Data extract:

==================================================

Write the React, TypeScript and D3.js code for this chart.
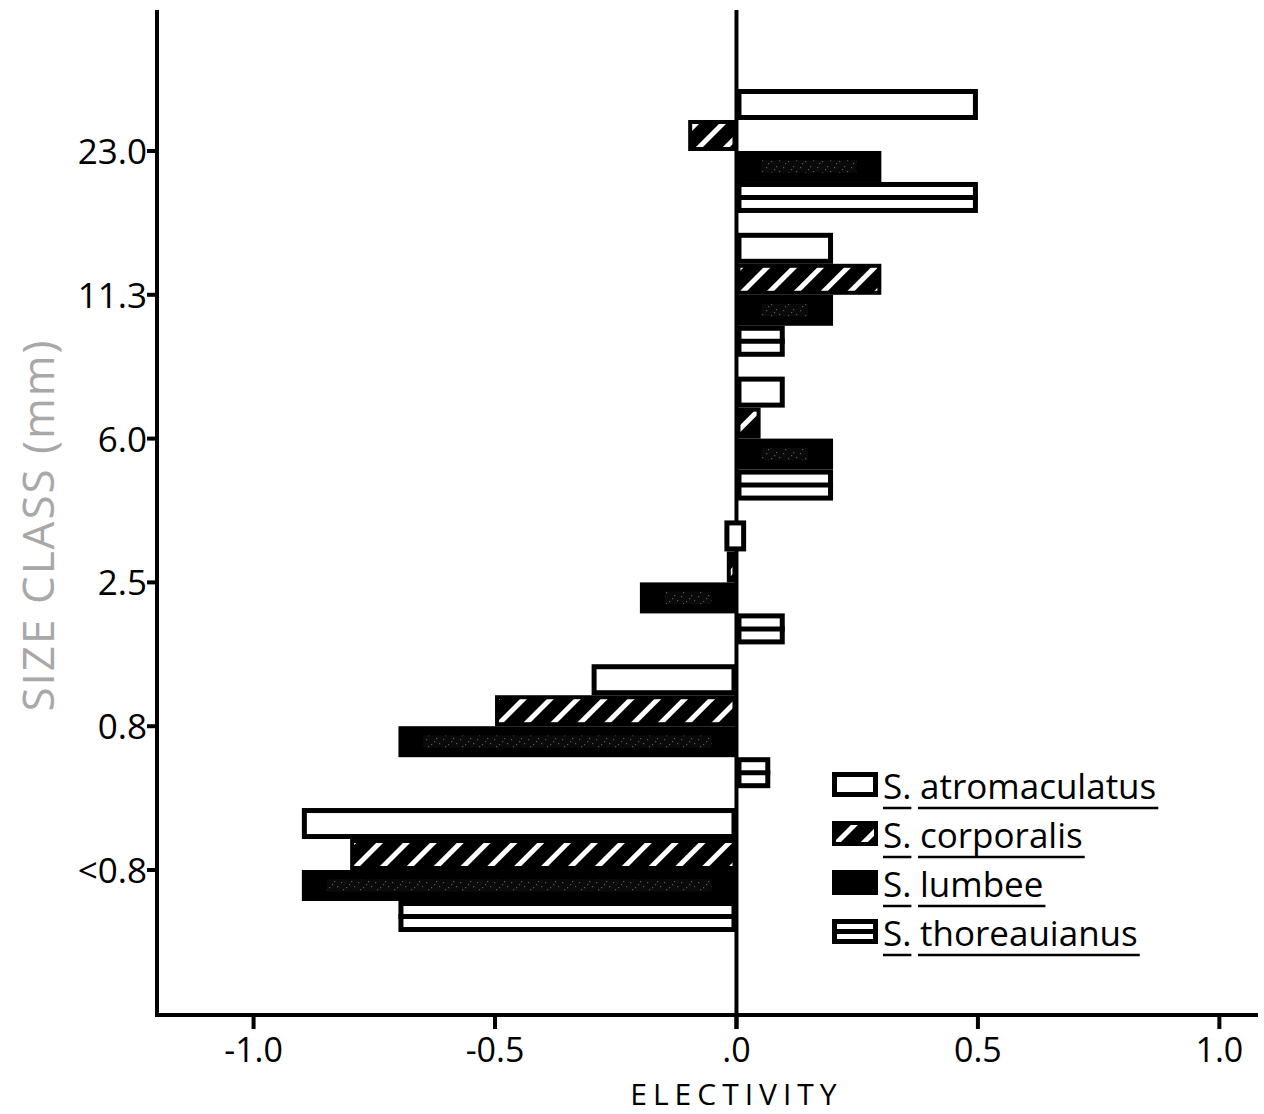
import React, { useEffect, useRef } from "react";
import * as d3 from "d3";

const groups = ["23.0", "11.3", "6.0", "2.5", "0.8", "<0.8"];
const seriesNames = ["atromaculatus", "corporalis", "lumbee", "thoreauianus"];
const atromaculatus = [0.5, 0.2, 0.1, 0.0, -0.3, -0.9];
const corporalis = [-0.1, 0.3, 0.05, -0.02, -0.5, -0.8];
const lumbee = [0.3, 0.2, 0.2, -0.2, -0.7, -0.9];
const thoreauianus = [0.5, 0.1, 0.2, 0.1, 0.07, -0.7];
const xTickValues = [-1.0, -0.5, 0, 0.5, 1.0];
const xTickLabels = ["-1.0", "-0.5", ".0", "0.5", "1.0"];

const FONT = "'Open Sans', 'DejaVu Sans', sans-serif";

export default function App() {
  const ref = useRef<SVGSVGElement | null>(null);

  useEffect(() => {
    const svg = d3.select(ref.current);
    svg.selectAll("*").remove();

    const left = 157, right = 1258, top = 10, bottom = 1015;
    const x = d3.scaleLinear().domain([-1.2, 1.08]).range([left, right]);
    const y = d3.scaleBand<string>().domain(groups).range([89, 932]).paddingInner(0.138).paddingOuter(0);
    const ySub = d3.scaleBand<string>().domain(seriesNames).range([0, y.bandwidth()]).padding(0);

    const defs = svg.append("defs");
    const hatch = defs.append("pattern").attr("id", "hatch").attr("patternUnits", "userSpaceOnUse")
      .attr("width", 19).attr("height", 19).attr("patternTransform", "rotate(45)");
    hatch.append("rect").attr("width", 19).attr("height", 19).attr("fill", "#000");
    hatch.append("rect").attr("x", 7).attr("y", 0).attr("width", 5).attr("height", 19).attr("fill", "#fff");

    const speck = defs.append("pattern").attr("id", "speck").attr("patternUnits", "userSpaceOnUse")
      .attr("width", 17).attr("height", 11);
    speck.append("rect").attr("width", 17).attr("height", 11).attr("fill", "#0a0a0a");
    [[1, 2], [6, 7], [11, 1], [14, 6], [3, 9], [9, 4]].forEach(([a, b]) => {
      speck.append("rect").attr("x", a).attr("y", b).attr("width", 1.2).attr("height", 1.2).attr("fill", "#5a5a5a");
    });

    // axes lines
    const g = svg.append("g");
    g.append("line").attr("x1", left).attr("x2", left).attr("y1", top).attr("y2", bottom + 2)
      .attr("stroke", "#000").attr("stroke-width", 4);
    g.append("line").attr("x1", left - 2).attr("x2", right).attr("y1", bottom).attr("y2", bottom)
      .attr("stroke", "#000").attr("stroke-width", 4);
    g.append("line").attr("x1", x(0)).attr("x2", x(0)).attr("y1", top).attr("y2", bottom + 14)
      .attr("stroke", "#000").attr("stroke-width", 4);

    // x ticks
    xTickValues.forEach((v, i) => {
      g.append("line").attr("x1", x(v)).attr("x2", x(v)).attr("y1", bottom).attr("y2", bottom + 14)
        .attr("stroke", "#000").attr("stroke-width", 4);
      g.append("text").attr("x", x(v)).attr("y", 1062).attr("text-anchor", "middle")
        .attr("font-family", FONT).attr("font-size", 34).attr("fill", "#000").text(xTickLabels[i]);
    });
    g.append("text").attr("x", x(0)).attr("y", 1105).attr("text-anchor", "middle")
      .attr("font-family", FONT).attr("font-size", 30).attr("letter-spacing", 6).attr("fill", "#000").text("ELECTIVITY");

    // y ticks
    groups.forEach((gr) => {
      const cy = (y(gr) as number) + y.bandwidth() / 2;
      g.append("line").attr("x1", left - 10).attr("x2", left).attr("y1", cy).attr("y2", cy)
        .attr("stroke", "#000").attr("stroke-width", 4);
      g.append("text").attr("x", left - 10).attr("y", cy + 13).attr("text-anchor", "end")
        .attr("font-family", FONT).attr("font-size", 35).attr("fill", "#000").text(gr);
    });
    g.append("text").attr("transform", `translate(54,525) rotate(-90)`).attr("text-anchor", "middle")
      .attr("font-family", FONT).attr("font-size", 44).attr("letter-spacing", 2).attr("fill", "#a8a8a8").text("SIZE CLASS (mm)");

    const data: Record<string, number[]> = { atromaculatus, corporalis, lumbee, thoreauianus };

    const drawBar = (sel: any, name: string, x0: number, x1: number, yy: number, h: number) => {
      const w = Math.max(x1 - x0, 1);
      if (name === "atromaculatus") {
        sel.append("rect").attr("x", x0 + 2.5).attr("y", yy + 2.5).attr("width", Math.max(w - 5, 1)).attr("height", h - 5)
          .attr("fill", "#fff").attr("stroke", "#000").attr("stroke-width", 5);
      } else if (name === "corporalis") {
        sel.append("rect").attr("x", x0 + 2).attr("y", yy + 2).attr("width", Math.max(w - 4, 1)).attr("height", h - 4)
          .attr("fill", "url(#hatch)").attr("stroke", "#000").attr("stroke-width", 4);
      } else if (name === "lumbee") {
        sel.append("rect").attr("x", x0).attr("y", yy).attr("width", w).attr("height", h).attr("fill", "#000");
        if (w > 60) {
          sel.append("rect").attr("x", x0 + 25).attr("y", yy + h * 0.3).attr("width", w - 50).attr("height", h * 0.4)
            .attr("fill", "url(#speck)");
        }
      } else {
        sel.append("rect").attr("x", x0 + 2.5).attr("y", yy + 2.5).attr("width", Math.max(w - 5, 1)).attr("height", h - 5)
          .attr("fill", "#fff").attr("stroke", "#000").attr("stroke-width", 5);
        sel.append("line").attr("x1", x0).attr("x2", x0 + w).attr("y1", yy + h / 2).attr("y2", yy + h / 2)
          .attr("stroke", "#000").attr("stroke-width", 5);
      }
    };

    const bars = svg.append("g");
    groups.forEach((gr, gi) => {
      seriesNames.forEach((name) => {
        const v = data[name][gi];
        const yy = (y(gr) as number) + (ySub(name) as number);
        const h = ySub.bandwidth();
        let x0: number, x1: number;
        if (v === 0) {
          x0 = x(-0.025); x1 = x(0.02);
        } else {
          x0 = Math.min(x(0), x(v)); x1 = Math.max(x(0), x(v));
        }
        drawBar(bars, name, x0, x1, yy, h);
      });
    });

    // legend
    const leg = svg.append("g");
    const legTop = 772;
    seriesNames.forEach((name, i) => {
      const yy = legTop + i * 49;
      drawBar(leg, name, 832, 878, yy, 25);
      const t1 = leg.append("text").attr("x", 883).attr("y", yy + 27).attr("font-family", FONT)
        .attr("font-size", 35).attr("fill", "#000").text("S.");
      const t2 = leg.append("text").attr("x", 920).attr("y", yy + 27).attr("font-family", FONT)
        .attr("font-size", 35).attr("fill", "#000").text(name);
      const w1 = (t1.node() as SVGTextElement).getComputedTextLength();
      const w2 = (t2.node() as SVGTextElement).getComputedTextLength();
      leg.append("line").attr("x1", 883).attr("x2", 883 + w1).attr("y1", yy + 36).attr("y2", yy + 36)
        .attr("stroke", "#000").attr("stroke-width", 2.5);
      leg.append("line").attr("x1", 918).attr("x2", 922 + w2).attr("y1", yy + 36).attr("y2", yy + 36)
        .attr("stroke", "#000").attr("stroke-width", 2.5);
    });
  }, []);

  return (
    <svg ref={ref} width={1264} height={1114}
      style={{ position: "absolute", left: 0, top: 0, background: "#fff" }} />
  );
}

==================================================

Instructions for the task: Retype everything in the material word for word, minus pictures.

The result:
Write the React, TypeScript and D3.js code for this chart.
import React, { useEffect, useRef } from "react";
import * as d3 from "d3";

const groups = ["23.0", "11.3", "6.0", "2.5", "0.8", "<0.8"];
const seriesNames = ["atromaculatus", "corporalis", "lumbee", "thoreauianus"];
const atromaculatus = [0.5, 0.2, 0.1, 0.0, -0.3, -0.9];
const corporalis = [-0.1, 0.3, 0.05, -0.02, -0.5, -0.8];
const lumbee = [0.3, 0.2, 0.2, -0.2, -0.7, -0.9];
const thoreauianus = [0.5, 0.1, 0.2, 0.1, 0.07, -0.7];
const xTickValues = [-1.0, -0.5, 0, 0.5, 1.0];
const xTickLabels = ["-1.0", "-0.5", ".0", "0.5", "1.0"];

const FONT = "'Open Sans', 'DejaVu Sans', sans-serif";

export default function App() {
  const ref = useRef<SVGSVGElement | null>(null);

  useEffect(() => {
    const svg = d3.select(ref.current);
    svg.selectAll("*").remove();

    const left = 157, right = 1258, top = 10, bottom = 1015;
    const x = d3.scaleLinear().domain([-1.2, 1.08]).range([left, right]);
    const y = d3.scaleBand<string>().domain(groups).range([89, 932]).paddingInner(0.138).paddingOuter(0);
    const ySub = d3.scaleBand<string>().domain(seriesNames).range([0, y.bandwidth()]).padding(0);

    const defs = svg.append("defs");
    const hatch = defs.append("pattern").attr("id", "hatch").attr("patternUnits", "userSpaceOnUse")
      .attr("width", 19).attr("height", 19).attr("patternTransform", "rotate(45)");
    hatch.append("rect").attr("width", 19).attr("height", 19).attr("fill", "#000");
    hatch.append("rect").attr("x", 7).attr("y", 0).attr("width", 5).attr("height", 19).attr("fill", "#fff");

    const speck = defs.append("pattern").attr("id", "speck").attr("patternUnits", "userSpaceOnUse")
      .attr("width", 17).attr("height", 11);
    speck.append("rect").attr("width", 17).attr("height", 11).attr("fill", "#0a0a0a");
    [[1, 2], [6, 7], [11, 1], [14, 6], [3, 9], [9, 4]].forEach(([a, b]) => {
      speck.append("rect").attr("x", a).attr("y", b).attr("width", 1.2).attr("height", 1.2).attr("fill", "#5a5a5a");
    });

    // axes lines
    const g = svg.append("g");
    g.append("line").attr("x1", left).attr("x2", left).attr("y1", top).attr("y2", bottom + 2)
      .attr("stroke", "#000").attr("stroke-width", 4);
    g.append("line").attr("x1", left - 2).attr("x2", right).attr("y1", bottom).attr("y2", bottom)
      .attr("stroke", "#000").attr("stroke-width", 4);
    g.append("line").attr("x1", x(0)).attr("x2", x(0)).attr("y1", top).attr("y2", bottom + 14)
      .attr("stroke", "#000").attr("stroke-width", 4);

    // x ticks
    xTickValues.forEach((v, i) => {
      g.append("line").attr("x1", x(v)).attr("x2", x(v)).attr("y1", bottom).attr("y2", bottom + 14)
        .attr("stroke", "#000").attr("stroke-width", 4);
      g.append("text").attr("x", x(v)).attr("y", 1062).attr("text-anchor", "middle")
        .attr("font-family", FONT).attr("font-size", 34).attr("fill", "#000").text(xTickLabels[i]);
    });
    g.append("text").attr("x", x(0)).attr("y", 1105).attr("text-anchor", "middle")
      .attr("font-family", FONT).attr("font-size", 30).attr("letter-spacing", 6).attr("fill", "#000").text("ELECTIVITY");

    // y ticks
    groups.forEach((gr) => {
      const cy = (y(gr) as number) + y.bandwidth() / 2;
      g.append("line").attr("x1", left - 10).attr("x2", left).attr("y1", cy).attr("y2", cy)
        .attr("stroke", "#000").attr("stroke-width", 4);
      g.append("text").attr("x", left - 10).attr("y", cy + 13).attr("text-anchor", "end")
        .attr("font-family", FONT).attr("font-size", 35).attr("fill", "#000").text(gr);
    });
    g.append("text").attr("transform", `translate(54,525) rotate(-90)`).attr("text-anchor", "middle")
      .attr("font-family", FONT).attr("font-size", 44).attr("letter-spacing", 2).attr("fill", "#a8a8a8").text("SIZE CLASS (mm)");

    const data: Record<string, number[]> = { atromaculatus, corporalis, lumbee, thoreauianus };

    const drawBar = (sel: any, name: string, x0: number, x1: number, yy: number, h: number) => {
      const w = Math.max(x1 - x0, 1);
      if (name === "atromaculatus") {
        sel.append("rect").attr("x", x0 + 2.5).attr("y", yy + 2.5).attr("width", Math.max(w - 5, 1)).attr("height", h - 5)
          .attr("fill", "#fff").attr("stroke", "#000").attr("stroke-width", 5);
      } else if (name === "corporalis") {
        sel.append("rect").attr("x", x0 + 2).attr("y", yy + 2).attr("width", Math.max(w - 4, 1)).attr("height", h - 4)
          .attr("fill", "url(#hatch)").attr("stroke", "#000").attr("stroke-width", 4);
      } else if (name === "lumbee") {
        sel.append("rect").attr("x", x0).attr("y", yy).attr("width", w).attr("height", h).attr("fill", "#000");
        if (w > 60) {
          sel.append("rect").attr("x", x0 + 25).attr("y", yy + h * 0.3).attr("width", w - 50).attr("height", h * 0.4)
            .attr("fill", "url(#speck)");
        }
      } else {
        sel.append("rect").attr("x", x0 + 2.5).attr("y", yy + 2.5).attr("width", Math.max(w - 5, 1)).attr("height", h - 5)
          .attr("fill", "#fff").attr("stroke", "#000").attr("stroke-width", 5);
        sel.append("line").attr("x1", x0).attr("x2", x0 + w).attr("y1", yy + h / 2).attr("y2", yy + h / 2)
          .attr("stroke", "#000").attr("stroke-width", 5);
      }
    };

    const bars = svg.append("g");
    groups.forEach((gr, gi) => {
      seriesNames.forEach((name) => {
        const v = data[name][gi];
        const yy = (y(gr) as number) + (ySub(name) as number);
        const h = ySub.bandwidth();
        let x0: number, x1: number;
        if (v === 0) {
          x0 = x(-0.025); x1 = x(0.02);
        } else {
          x0 = Math.min(x(0), x(v)); x1 = Math.max(x(0), x(v));
        }
        drawBar(bars, name, x0, x1, yy, h);
      });
    });

    // legend
    const leg = svg.append("g");
    const legTop = 772;
    seriesNames.forEach((name, i) => {
      const yy = legTop + i * 49;
      drawBar(leg, name, 832, 878, yy, 25);
      const t1 = leg.append("text").attr("x", 883).attr("y", yy + 27).attr("font-family", FONT)
        .attr("font-size", 35).attr("fill", "#000").text("S.");
      const t2 = leg.append("text").attr("x", 920).attr("y", yy + 27).attr("font-family", FONT)
        .attr("font-size", 35).attr("fill", "#000").text(name);
      const w1 = (t1.node() as SVGTextElement).getComputedTextLength();
      const w2 = (t2.node() as SVGTextElement).getComputedTextLength();
      leg.append("line").attr("x1", 883).attr("x2", 883 + w1).attr("y1", yy + 36).attr("y2", yy + 36)
        .attr("stroke", "#000").attr("stroke-width", 2.5);
      leg.append("line").attr("x1", 918).attr("x2", 922 + w2).attr("y1", yy + 36).attr("y2", yy + 36)
        .attr("stroke", "#000").attr("stroke-width", 2.5);
    });
  }, []);

  return (
    <svg ref={ref} width={1264} height={1114}
      style={{ position: "absolute", left: 0, top: 0, background: "#fff" }} />
  );
}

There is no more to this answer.